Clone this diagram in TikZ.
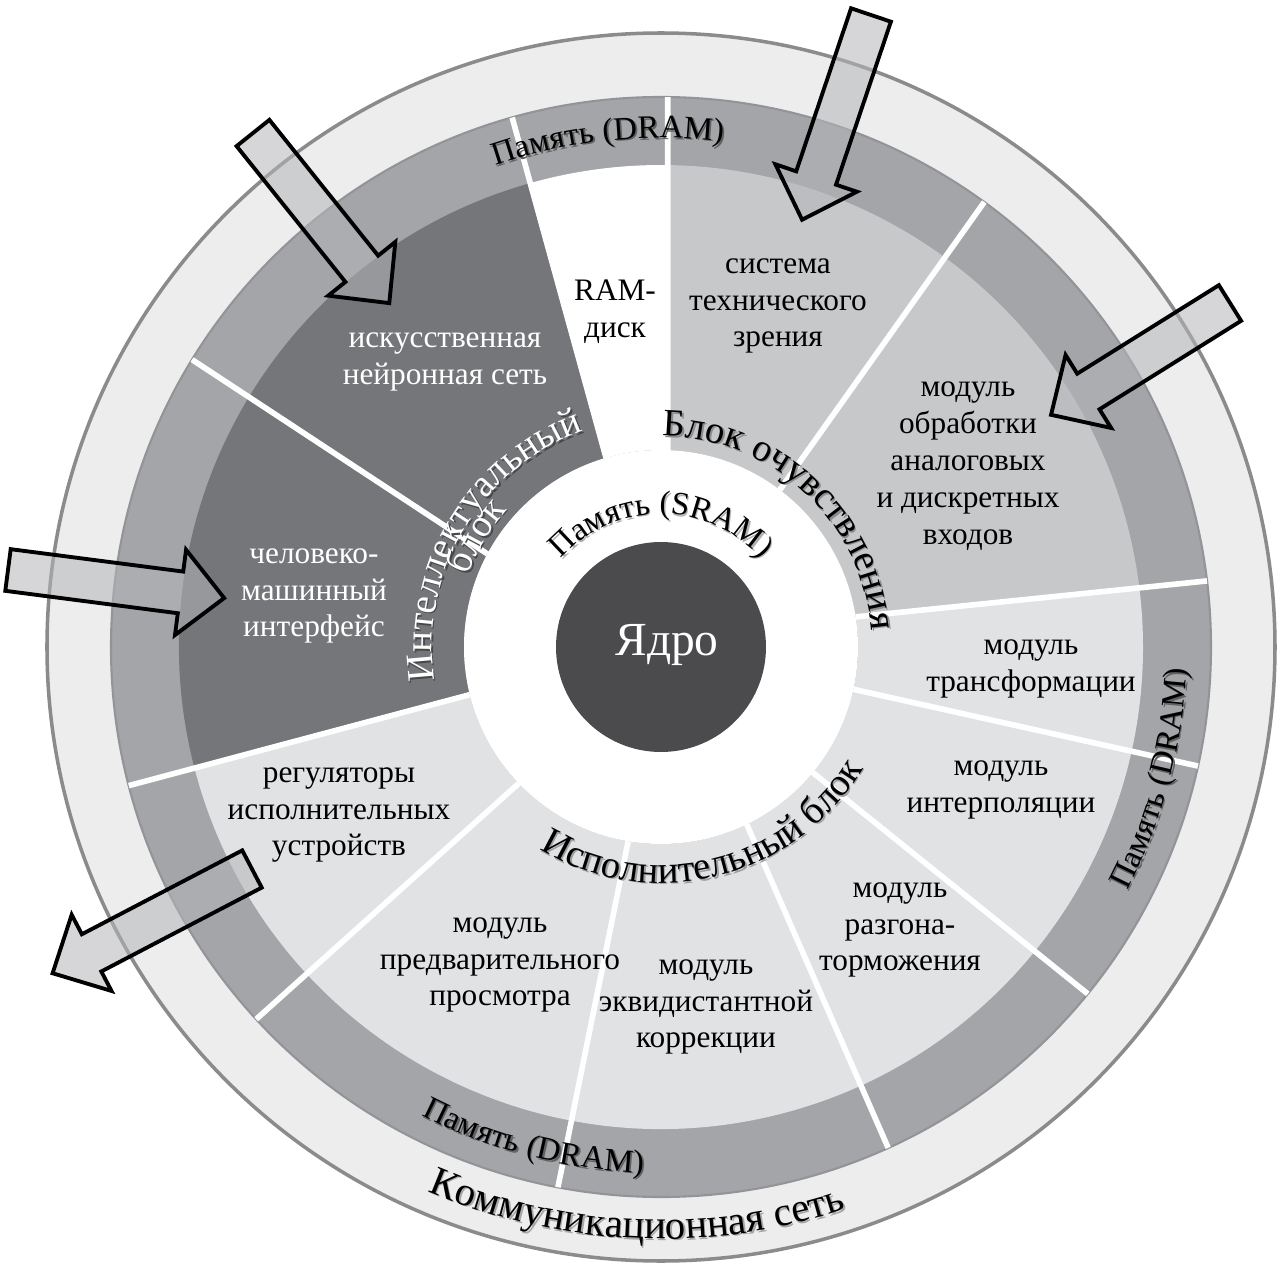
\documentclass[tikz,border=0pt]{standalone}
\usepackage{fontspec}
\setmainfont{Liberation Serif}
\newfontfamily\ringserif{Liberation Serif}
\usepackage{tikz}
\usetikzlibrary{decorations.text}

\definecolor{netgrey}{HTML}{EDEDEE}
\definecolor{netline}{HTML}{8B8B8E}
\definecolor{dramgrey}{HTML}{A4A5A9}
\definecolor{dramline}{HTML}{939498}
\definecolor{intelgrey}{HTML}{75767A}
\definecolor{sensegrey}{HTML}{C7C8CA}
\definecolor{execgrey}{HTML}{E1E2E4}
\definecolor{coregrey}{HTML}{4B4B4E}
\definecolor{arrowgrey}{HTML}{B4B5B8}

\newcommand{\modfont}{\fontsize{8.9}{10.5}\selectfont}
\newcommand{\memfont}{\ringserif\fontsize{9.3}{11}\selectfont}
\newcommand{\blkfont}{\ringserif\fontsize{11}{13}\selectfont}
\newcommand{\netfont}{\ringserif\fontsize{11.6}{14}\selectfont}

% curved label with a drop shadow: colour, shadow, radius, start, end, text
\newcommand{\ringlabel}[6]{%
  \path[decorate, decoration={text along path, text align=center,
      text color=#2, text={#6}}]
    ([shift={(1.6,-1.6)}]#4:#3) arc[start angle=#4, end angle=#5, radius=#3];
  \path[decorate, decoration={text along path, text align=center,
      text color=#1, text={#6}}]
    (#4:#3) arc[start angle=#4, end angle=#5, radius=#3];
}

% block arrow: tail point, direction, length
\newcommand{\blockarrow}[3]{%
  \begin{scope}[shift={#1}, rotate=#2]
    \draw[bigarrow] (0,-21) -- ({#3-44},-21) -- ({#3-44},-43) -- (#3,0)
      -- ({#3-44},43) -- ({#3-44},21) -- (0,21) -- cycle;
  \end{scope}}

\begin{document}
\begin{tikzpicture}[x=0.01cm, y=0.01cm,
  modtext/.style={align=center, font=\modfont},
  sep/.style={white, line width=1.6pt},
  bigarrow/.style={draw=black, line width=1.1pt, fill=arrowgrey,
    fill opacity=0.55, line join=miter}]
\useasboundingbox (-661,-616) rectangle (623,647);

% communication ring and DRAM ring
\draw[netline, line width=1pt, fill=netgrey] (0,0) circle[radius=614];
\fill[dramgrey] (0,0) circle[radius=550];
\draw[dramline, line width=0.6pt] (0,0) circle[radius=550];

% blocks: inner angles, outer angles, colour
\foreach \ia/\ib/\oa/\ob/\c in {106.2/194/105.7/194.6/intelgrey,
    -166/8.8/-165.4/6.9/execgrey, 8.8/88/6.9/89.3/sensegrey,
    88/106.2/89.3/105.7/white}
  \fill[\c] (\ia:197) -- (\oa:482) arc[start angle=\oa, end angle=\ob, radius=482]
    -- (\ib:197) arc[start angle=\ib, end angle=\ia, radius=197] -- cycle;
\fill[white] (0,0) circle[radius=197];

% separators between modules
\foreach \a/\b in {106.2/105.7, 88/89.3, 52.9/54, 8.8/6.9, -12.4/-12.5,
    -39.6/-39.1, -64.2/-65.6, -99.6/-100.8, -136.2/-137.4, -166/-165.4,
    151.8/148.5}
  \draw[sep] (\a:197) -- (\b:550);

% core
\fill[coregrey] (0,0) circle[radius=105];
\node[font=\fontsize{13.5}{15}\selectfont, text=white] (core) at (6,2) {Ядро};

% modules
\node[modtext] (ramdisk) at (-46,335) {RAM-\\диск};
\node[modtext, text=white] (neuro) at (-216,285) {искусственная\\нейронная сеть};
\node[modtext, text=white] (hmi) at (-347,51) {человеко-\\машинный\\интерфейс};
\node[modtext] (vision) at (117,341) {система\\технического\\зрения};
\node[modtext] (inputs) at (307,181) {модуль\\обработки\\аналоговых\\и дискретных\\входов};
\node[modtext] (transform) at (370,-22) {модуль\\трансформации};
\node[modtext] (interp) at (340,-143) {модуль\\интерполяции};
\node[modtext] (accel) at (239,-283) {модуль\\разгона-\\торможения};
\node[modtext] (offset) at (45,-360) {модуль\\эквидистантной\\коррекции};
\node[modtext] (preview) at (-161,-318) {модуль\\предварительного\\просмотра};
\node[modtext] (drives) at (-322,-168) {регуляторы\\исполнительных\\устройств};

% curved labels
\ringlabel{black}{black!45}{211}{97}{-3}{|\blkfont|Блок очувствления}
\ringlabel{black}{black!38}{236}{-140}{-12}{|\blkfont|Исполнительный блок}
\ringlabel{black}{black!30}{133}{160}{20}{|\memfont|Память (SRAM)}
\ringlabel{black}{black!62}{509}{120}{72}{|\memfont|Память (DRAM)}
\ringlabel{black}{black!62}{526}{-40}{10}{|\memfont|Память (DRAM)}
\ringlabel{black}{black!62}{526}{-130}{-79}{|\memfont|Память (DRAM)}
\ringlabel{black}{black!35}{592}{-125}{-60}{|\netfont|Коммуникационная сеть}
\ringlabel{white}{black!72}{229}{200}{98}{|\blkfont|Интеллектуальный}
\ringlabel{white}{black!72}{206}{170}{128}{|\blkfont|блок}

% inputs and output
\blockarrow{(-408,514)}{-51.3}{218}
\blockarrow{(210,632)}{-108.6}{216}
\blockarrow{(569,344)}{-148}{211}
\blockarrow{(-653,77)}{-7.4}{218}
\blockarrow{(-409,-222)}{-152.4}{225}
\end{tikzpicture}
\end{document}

• **Aim**
The material above holds pictures; copy everything else in it exactly.

• **Answer to the exercise**
Clone this diagram in TikZ.
\documentclass[tikz,border=0pt]{standalone}
\usepackage{fontspec}
\setmainfont{Liberation Serif}
\newfontfamily\ringserif{Liberation Serif}
\usepackage{tikz}
\usetikzlibrary{decorations.text}

\definecolor{netgrey}{HTML}{EDEDEE}
\definecolor{netline}{HTML}{8B8B8E}
\definecolor{dramgrey}{HTML}{A4A5A9}
\definecolor{dramline}{HTML}{939498}
\definecolor{intelgrey}{HTML}{75767A}
\definecolor{sensegrey}{HTML}{C7C8CA}
\definecolor{execgrey}{HTML}{E1E2E4}
\definecolor{coregrey}{HTML}{4B4B4E}
\definecolor{arrowgrey}{HTML}{B4B5B8}

\newcommand{\modfont}{\fontsize{8.9}{10.5}\selectfont}
\newcommand{\memfont}{\ringserif\fontsize{9.3}{11}\selectfont}
\newcommand{\blkfont}{\ringserif\fontsize{11}{13}\selectfont}
\newcommand{\netfont}{\ringserif\fontsize{11.6}{14}\selectfont}

% curved label with a drop shadow: colour, shadow, radius, start, end, text
\newcommand{\ringlabel}[6]{%
  \path[decorate, decoration={text along path, text align=center,
      text color=#2, text={#6}}]
    ([shift={(1.6,-1.6)}]#4:#3) arc[start angle=#4, end angle=#5, radius=#3];
  \path[decorate, decoration={text along path, text align=center,
      text color=#1, text={#6}}]
    (#4:#3) arc[start angle=#4, end angle=#5, radius=#3];
}

% block arrow: tail point, direction, length
\newcommand{\blockarrow}[3]{%
  \begin{scope}[shift={#1}, rotate=#2]
    \draw[bigarrow] (0,-21) -- ({#3-44},-21) -- ({#3-44},-43) -- (#3,0)
      -- ({#3-44},43) -- ({#3-44},21) -- (0,21) -- cycle;
  \end{scope}}

\begin{document}
\begin{tikzpicture}[x=0.01cm, y=0.01cm,
  modtext/.style={align=center, font=\modfont},
  sep/.style={white, line width=1.6pt},
  bigarrow/.style={draw=black, line width=1.1pt, fill=arrowgrey,
    fill opacity=0.55, line join=miter}]
\useasboundingbox (-661,-616) rectangle (623,647);

% communication ring and DRAM ring
\draw[netline, line width=1pt, fill=netgrey] (0,0) circle[radius=614];
\fill[dramgrey] (0,0) circle[radius=550];
\draw[dramline, line width=0.6pt] (0,0) circle[radius=550];

% blocks: inner angles, outer angles, colour
\foreach \ia/\ib/\oa/\ob/\c in {106.2/194/105.7/194.6/intelgrey,
    -166/8.8/-165.4/6.9/execgrey, 8.8/88/6.9/89.3/sensegrey,
    88/106.2/89.3/105.7/white}
  \fill[\c] (\ia:197) -- (\oa:482) arc[start angle=\oa, end angle=\ob, radius=482]
    -- (\ib:197) arc[start angle=\ib, end angle=\ia, radius=197] -- cycle;
\fill[white] (0,0) circle[radius=197];

% separators between modules
\foreach \a/\b in {106.2/105.7, 88/89.3, 52.9/54, 8.8/6.9, -12.4/-12.5,
    -39.6/-39.1, -64.2/-65.6, -99.6/-100.8, -136.2/-137.4, -166/-165.4,
    151.8/148.5}
  \draw[sep] (\a:197) -- (\b:550);

% core
\fill[coregrey] (0,0) circle[radius=105];
\node[font=\fontsize{13.5}{15}\selectfont, text=white] (core) at (6,2) {Ядро};

% modules
\node[modtext] (ramdisk) at (-46,335) {RAM-\\диск};
\node[modtext, text=white] (neuro) at (-216,285) {искусственная\\нейронная сеть};
\node[modtext, text=white] (hmi) at (-347,51) {человеко-\\машинный\\интерфейс};
\node[modtext] (vision) at (117,341) {система\\технического\\зрения};
\node[modtext] (inputs) at (307,181) {модуль\\обработки\\аналоговых\\и дискретных\\входов};
\node[modtext] (transform) at (370,-22) {модуль\\трансформации};
\node[modtext] (interp) at (340,-143) {модуль\\интерполяции};
\node[modtext] (accel) at (239,-283) {модуль\\разгона-\\торможения};
\node[modtext] (offset) at (45,-360) {модуль\\эквидистантной\\коррекции};
\node[modtext] (preview) at (-161,-318) {модуль\\предварительного\\просмотра};
\node[modtext] (drives) at (-322,-168) {регуляторы\\исполнительных\\устройств};

% curved labels
\ringlabel{black}{black!45}{211}{97}{-3}{|\blkfont|Блок очувствления}
\ringlabel{black}{black!38}{236}{-140}{-12}{|\blkfont|Исполнительный блок}
\ringlabel{black}{black!30}{133}{160}{20}{|\memfont|Память (SRAM)}
\ringlabel{black}{black!62}{509}{120}{72}{|\memfont|Память (DRAM)}
\ringlabel{black}{black!62}{526}{-40}{10}{|\memfont|Память (DRAM)}
\ringlabel{black}{black!62}{526}{-130}{-79}{|\memfont|Память (DRAM)}
\ringlabel{black}{black!35}{592}{-125}{-60}{|\netfont|Коммуникационная сеть}
\ringlabel{white}{black!72}{229}{200}{98}{|\blkfont|Интеллектуальный}
\ringlabel{white}{black!72}{206}{170}{128}{|\blkfont|блок}

% inputs and output
\blockarrow{(-408,514)}{-51.3}{218}
\blockarrow{(210,632)}{-108.6}{216}
\blockarrow{(569,344)}{-148}{211}
\blockarrow{(-653,77)}{-7.4}{218}
\blockarrow{(-409,-222)}{-152.4}{225}
\end{tikzpicture}
\end{document}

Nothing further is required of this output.